2012/08/05

Finian Cunningham: Washington Wired for War, World Catastrophe!

When Serbian nationalist Gavrilo Princip fatally shot the heir to the Austro Hungarian throne, archduke Franz Ferdinand, in Sarajevo on 28 June 1914, the assassination is seen as the event that ushered in the First World War. Within a month, the Great Powers of Europe would become embroiled in a four year war, owing to a web of alliances and treaties: Russia, France, Britain on the one hand, Germany, Italy, and the Austro-Hungarian and Ottoman Empires on the other. The US would eventually enter the maelstrom in April 1917 on the side of Britain and the Entente allies against the Central Powers. The eventual death toll was between 10 and 16 million, making it one of the biggest cataclysms in human history, The war was, of course, not the consequence of a mere act on that fateful day in Sarajevo. It was the culmination over many years of diplomatic and political skirmishing stemming from economic rivalry between the European capitalist powers. Although some later historians dispute the role of economics as the determinant, it is hard not to conclude as many others have done, that the First World War was the classic outcome of imperialist rivalry.

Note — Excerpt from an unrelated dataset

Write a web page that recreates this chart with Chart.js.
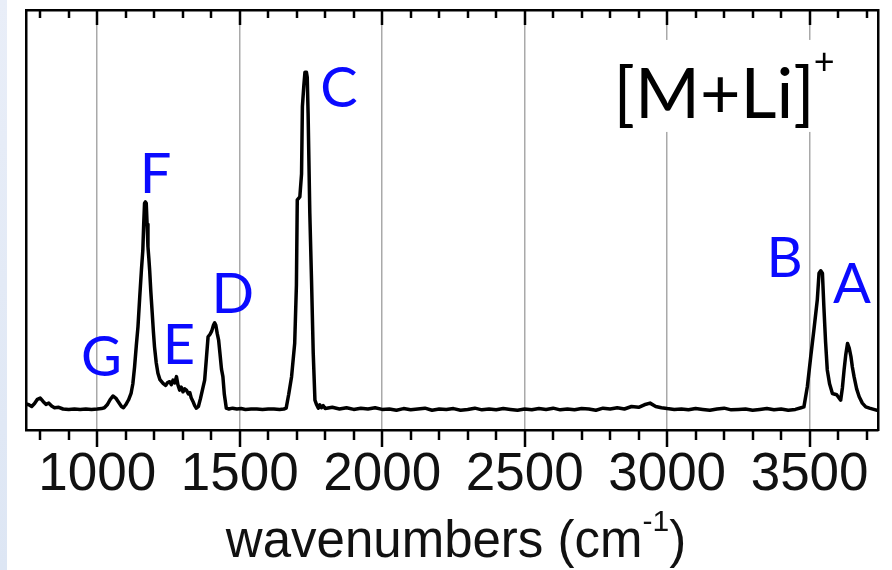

In particular, the then top European power Britain had long seen the rising star of Germany as its nemesis for the control of markets and resources. For its part, the newly formed German Empire arising from the unification of Prussia in 1871 felt that its economic development was being thwarted by London. This latent conflict over resources was underscored by several concomitant trends at the turn of the 20th century: The economic decline of Britain, compared with the technological powerhouse of Germany, the scramble for African colonies, the encroachment of German industrialists upon newly discovered Persian oil fields, and the perceived threat to the eastward trade routes with India. The jewel in the crown of Britain's Empire.